A lynching, according to the NAACP, would typically involve a criminal accusation against a Black person, followed by an arrest and the assembly of a mob that would then abduct the accused, torture and murder the suspect. Lynchings “typically evoke images of Black men and women hanging from trees,” but “involved other extreme brutality, such as torture, mutilation, decapitation, and desecration,” with some victims “burned alive,” the NAACP’s website states.

According to a James Madison University database, there were 115 confirmed lynchings in Virginia from 1866 through 1932 and an additional six unconfirmed victims.

None are listed as having occurred in Isle of Wight, though a mob did form in the county in 1927.

According to past reporting by the Times and the now-defunct Richmond Planet, an African American newspaper published from 1883 to 1938, 25-year-old Shirley Winnegan, sometimes called Willingham, of Smithfield, was arrested and charged Oct. 14, 1927, with the rape and murder of a 14-year-old white girl. 

A local lunacy commission had declared Winnegan legally insane in August of that year, making him ineligible for the death penalty.

The night of Winnegan’s arrest, a mob of 1,000 unmasked residents joined together and converged on Isle of Wight County’s jail, not realizing that then-Sheriff Willie Holmes Chapman had ordered Winnegan secretly moved to Petersburg’s jail. The mob reportedly cut Chapman’s telephone line while demanding to know where Winnegan was.

A few days before Chapman was to stand for reelection as sheriff, a second lunacy commission convened and declared Winnegan sane. Chapman ultimately lost his bid for reelection to William Colgate Whitehead, who’d been backed by the angry mob.

At his trial, Winnegan protested his innocence and “on the witness stand explained away every moment of his time from the hour he quit work … until he was arrested and spirited away to prevent a mob from taking his life,” the Planet reported.

Winnegan was ultimately convicted of the rape and murder, and was executed by electric chair on Jan. 25, 1926.

In a Nov. 21 interview at his home, Charlie Phelps, who served as sheriff of Isle of Wight from 1988 to 2011, only vaguely recalled reports of a body being found near the Dardens’ store during his tenure. Nor did Phelps recall ever working any racially motivated crimes.

“I had some Black-on-Black crimes and white-on-white crimes,” Phelps said.

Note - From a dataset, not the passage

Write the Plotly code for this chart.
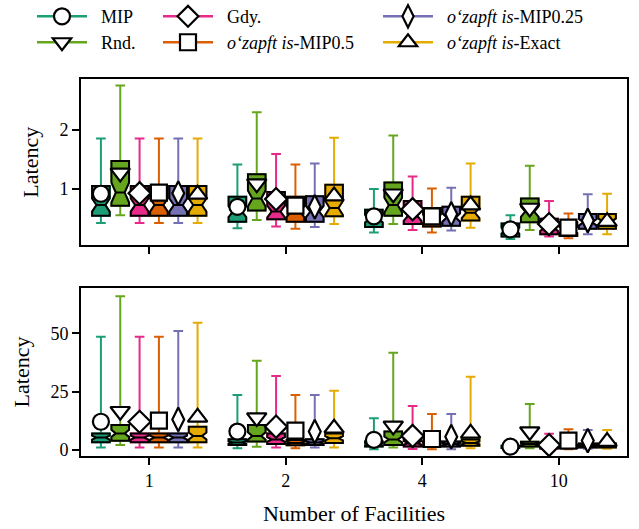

As for whether it could have been drug-related, “I can’t say that we were really ever inundated with drug-related crime,” Phelps said, but “we had our share of it.”

The Dardens did ultimately still make it to their daughter’s kindergarten graduation and the Smithfield market, but then returned to watch as police worked the crime scene on their farm.

“It seemed like they were here almost all day,” Darden recalled.

But it wouldn’t be the last time someone came running up to Dee Dee’s door to tell her that the body of a murder victim had been spotted near her home.